Leslie’s Articles
If you walk through Savannah, Georgia you will find a park on almost every block. And in every park you will find a statue. But you will not find a statue dedicated to a committee. Anywhere.
Let’s look at why: why do we honor the individual over the group?
In society we honor and memorialize individual contribution over group contribution. Yet today in corporate America, there is an almost obsessive emphasis on teams. Teams rarely achieve breakthrough results. Instead, they sink to the level of the weakest performer and keep digging. The fault lies not with the team or its members, but with those who took a group of individuals, charged them with improbable goals, staffed them with uninspired leadership and expected them to function as a team.
Contrast an ineffective team to an organized, well-oiled, and disciplined team, one in which the whole is greater than the sum of its parts. Such groups allow members to achieve results far beyond their individual abilities. The irony is that when the needs of the group take priority, the needs of the individual actually are enhanced.
When synergy takes place, teams outperform individuals. This synergy develops as team members work together fusing their personal energies and talents to deliver tangible performance results.
Synergy doesn’t just “take place”. Synergy has to be grown, nurtured, and exercised. One way to do that is through teambuilding events. High performance teams do not result from spontaneous combustion. They are grown, nurtured and exercised. It takes a lot of hard work and skill to blend the different personalities, abilities, and agendas into a cohesive unit willing to work for a common goal.
The Ohio State Football team has a “retreat” each year prior to the start of the season to begin to build a cohesive unit. Players have the opportunity to learn new challenges: together and for the first time. Last year the team was taken to the rural family farm of one of the team members. Imagine 250 pound athletes, city raised, with the common goal of milking a cow.
Have you ever thought about what makes up a team in your organization? Is it a group of people showing up at the same time, in the same location, wearing the same logo?
Or is it a collection of people, with different educations, different life experiences, different ages, who show up with the common desire to solve problems and move their company forward?
There are a number of benefits for teamwork, among them are:
- Distributing the workload
- Reinforcing individual capabilities
- Creating participation and involvement
- Making better decisions
- Developing ownership to a concept or strategy
- Generating a diversity of ideas
Connecting to the marketplace, however, is not one of the team benefits.
Which is why society and corporate America value teams differently.
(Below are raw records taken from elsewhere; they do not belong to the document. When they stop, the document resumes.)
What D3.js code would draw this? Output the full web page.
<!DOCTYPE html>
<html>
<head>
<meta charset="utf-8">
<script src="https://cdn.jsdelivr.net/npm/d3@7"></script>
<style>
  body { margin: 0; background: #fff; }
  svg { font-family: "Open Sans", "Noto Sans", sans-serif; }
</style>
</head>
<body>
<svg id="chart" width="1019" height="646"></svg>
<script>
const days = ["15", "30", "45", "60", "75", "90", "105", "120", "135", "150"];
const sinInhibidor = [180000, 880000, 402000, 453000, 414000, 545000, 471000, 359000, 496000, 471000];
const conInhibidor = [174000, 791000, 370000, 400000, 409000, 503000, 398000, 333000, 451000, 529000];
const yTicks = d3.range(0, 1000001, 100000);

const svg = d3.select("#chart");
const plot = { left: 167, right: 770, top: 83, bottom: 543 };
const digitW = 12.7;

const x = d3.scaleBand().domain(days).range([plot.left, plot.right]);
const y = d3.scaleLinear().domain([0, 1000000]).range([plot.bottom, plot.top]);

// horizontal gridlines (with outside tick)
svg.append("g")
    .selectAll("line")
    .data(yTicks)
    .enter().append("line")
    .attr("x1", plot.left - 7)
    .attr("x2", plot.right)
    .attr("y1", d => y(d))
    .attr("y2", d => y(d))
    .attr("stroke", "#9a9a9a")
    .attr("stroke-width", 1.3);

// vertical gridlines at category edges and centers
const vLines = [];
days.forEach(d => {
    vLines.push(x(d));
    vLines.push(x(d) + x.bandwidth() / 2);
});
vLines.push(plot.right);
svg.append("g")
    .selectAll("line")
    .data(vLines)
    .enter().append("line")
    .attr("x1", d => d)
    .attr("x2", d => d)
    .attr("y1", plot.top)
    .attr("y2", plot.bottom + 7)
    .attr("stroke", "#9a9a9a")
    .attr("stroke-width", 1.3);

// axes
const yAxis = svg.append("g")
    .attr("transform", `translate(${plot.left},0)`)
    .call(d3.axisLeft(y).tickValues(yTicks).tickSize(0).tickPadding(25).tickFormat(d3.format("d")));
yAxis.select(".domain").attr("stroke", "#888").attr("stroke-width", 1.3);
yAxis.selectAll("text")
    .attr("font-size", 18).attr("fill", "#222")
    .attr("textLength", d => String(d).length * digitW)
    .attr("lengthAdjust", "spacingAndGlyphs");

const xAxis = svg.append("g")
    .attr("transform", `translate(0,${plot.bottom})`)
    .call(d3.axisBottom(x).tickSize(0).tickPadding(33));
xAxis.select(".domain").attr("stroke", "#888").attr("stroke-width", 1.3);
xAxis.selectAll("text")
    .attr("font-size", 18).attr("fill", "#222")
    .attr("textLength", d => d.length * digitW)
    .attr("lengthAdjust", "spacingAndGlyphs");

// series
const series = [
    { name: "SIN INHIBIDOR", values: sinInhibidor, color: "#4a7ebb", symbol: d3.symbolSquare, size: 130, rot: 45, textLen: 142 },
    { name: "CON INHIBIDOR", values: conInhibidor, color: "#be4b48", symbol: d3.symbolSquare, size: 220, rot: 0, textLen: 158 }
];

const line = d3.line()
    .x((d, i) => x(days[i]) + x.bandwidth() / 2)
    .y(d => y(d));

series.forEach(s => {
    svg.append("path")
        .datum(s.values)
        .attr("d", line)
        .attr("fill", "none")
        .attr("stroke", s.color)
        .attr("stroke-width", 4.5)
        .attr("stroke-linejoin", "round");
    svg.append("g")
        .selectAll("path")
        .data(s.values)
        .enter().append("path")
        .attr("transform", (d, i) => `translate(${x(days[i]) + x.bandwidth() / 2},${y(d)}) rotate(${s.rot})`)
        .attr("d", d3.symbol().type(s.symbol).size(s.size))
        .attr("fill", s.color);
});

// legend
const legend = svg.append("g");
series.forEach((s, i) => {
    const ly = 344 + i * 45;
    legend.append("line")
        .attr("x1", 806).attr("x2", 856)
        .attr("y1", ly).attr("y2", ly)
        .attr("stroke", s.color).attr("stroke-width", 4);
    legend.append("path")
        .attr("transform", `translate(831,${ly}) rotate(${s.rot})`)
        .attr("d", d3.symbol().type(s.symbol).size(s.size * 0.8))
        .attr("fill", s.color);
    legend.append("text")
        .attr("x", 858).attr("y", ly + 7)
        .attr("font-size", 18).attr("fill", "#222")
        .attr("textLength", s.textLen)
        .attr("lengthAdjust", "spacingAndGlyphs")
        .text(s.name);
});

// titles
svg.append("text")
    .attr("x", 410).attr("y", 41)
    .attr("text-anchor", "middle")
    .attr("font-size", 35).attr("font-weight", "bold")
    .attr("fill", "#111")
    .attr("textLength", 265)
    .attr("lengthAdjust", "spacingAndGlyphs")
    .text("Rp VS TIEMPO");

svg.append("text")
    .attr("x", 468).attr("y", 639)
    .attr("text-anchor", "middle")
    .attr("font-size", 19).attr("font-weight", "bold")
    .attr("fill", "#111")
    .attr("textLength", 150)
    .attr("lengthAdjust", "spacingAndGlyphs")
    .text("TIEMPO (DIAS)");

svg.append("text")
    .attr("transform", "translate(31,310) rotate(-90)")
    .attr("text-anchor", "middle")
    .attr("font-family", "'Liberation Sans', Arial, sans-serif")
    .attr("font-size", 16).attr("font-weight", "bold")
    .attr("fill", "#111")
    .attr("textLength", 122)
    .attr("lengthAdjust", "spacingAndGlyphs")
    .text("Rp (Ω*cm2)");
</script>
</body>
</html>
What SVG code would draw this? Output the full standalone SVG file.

Society values the connection with an individual while corporate America values the results a well-oiled team can provide.
The Discovery Team was a team grown, nurtured, and exercised. Historic six-time Tour de France Champion Lance Armstrong was the face of the team. Can you name the other team members? You know that Michael Jordan won six NBA Championships. Can you name the members of any of his teams?
Beverly Sills understood the value of the individual as the identifiable face to a cause or project. When she managed the New York City Opera and served as Chairwoman of the Lincoln Center she knew her value: to call any executive in the country and get through the gatekeeper. Executives did not answer the phone for a committee; they answered the phone for “Bubbles”.
A well-run team tends to be more productive and creative than any single member. Perhaps that is why there are no statues dedicated to a committee. Behind every great team, like an NBA team, is a strong and visionary leader. Like a Phil Jackson. A leader whose job is not to control, but to teach, encourage, and organize when necessary.
Even at the Kentucky Horse Park, statues are erected to the Man O Wars and Citations of the horseracing world. It takes a village to get one horse in a race. Yet, there are no statues to the jockey, the grooms, the trainers, or the owners.
The same might be said about the statues erected to honor military victories. Could any military feat have been accomplished without a team? Could an individual have taken Iwo Jima? Of course not. It required a team and so do some of your challenges. Your teams need to be up to speed; they need to be grown, nurtured, and exercised. A teambuilding event is a way to exercise your teams.
Perhaps the statue commemorating the flag raising at Iwo Jima comes as close to honoring a team as any statue in history. You might be tempted to say, that’s a “committee” not an individual.
Actually, five Marines and a Navy corpsman are memorialized in that statue. If we look back at our definition of team, a collection of people, with different educations, different life experiences, different ages, who show up with the common desire to solve problems and move their company forward, we can say this statue is commemorated to a team.
Perhaps there is one statue dedicated to a committee, after-all.